More from Steiner
Prashant Kumar
siva.prashant.kumar at gmail.com
Mon Oct 8 20:15:12 CDT 2012
"...[b]ehind these questions lies the belief that literary criticism,
particularly in its present cohabitation with the academic, is no longer a
ver interesting or responsible exercise. Too much of it exhibits the
complacencies of academic or journalistic values and habits of statement
developed in the nineteenth century. Books about books and that flourishing
though more recent genre, books about literary criticism (a threefold
remove), will no doubt continue to pour out in great numbers.

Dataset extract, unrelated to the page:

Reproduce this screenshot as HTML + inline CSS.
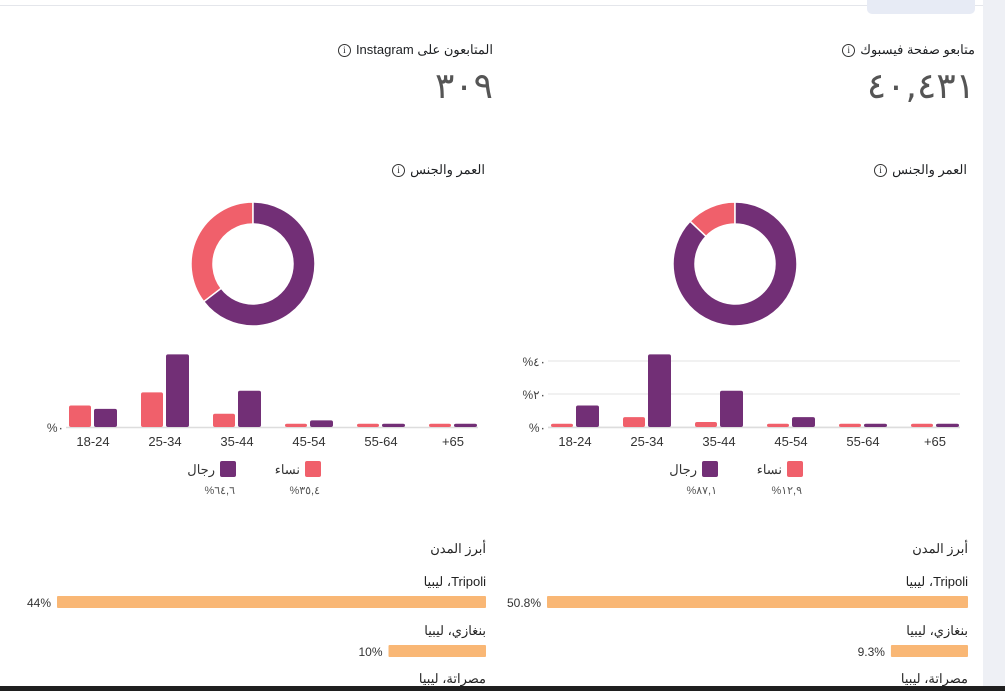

But it is
becoming clear that most of them are a kind of initiate sport, that they
have very little to say to those who would ask what coexistence is possible
between humanism, between the idea of literate communication, and the
present shapes of history. The gap between the academic, belletristic
treatment of literature and the
possible meanings or subversions of literature in our actual lives has
rarely been wider since Kierkegaard first pointed to its ironic breadth."
Preface to "Language and Silence" (1966)
Steiner seems to me to be reeling from the war, casting for meaning in the
wake of knowledge of what is possible; I see him as reactionary, in the
literal sense. Though he himself is in the category threefold removed.
So, my question, wherefore the critic?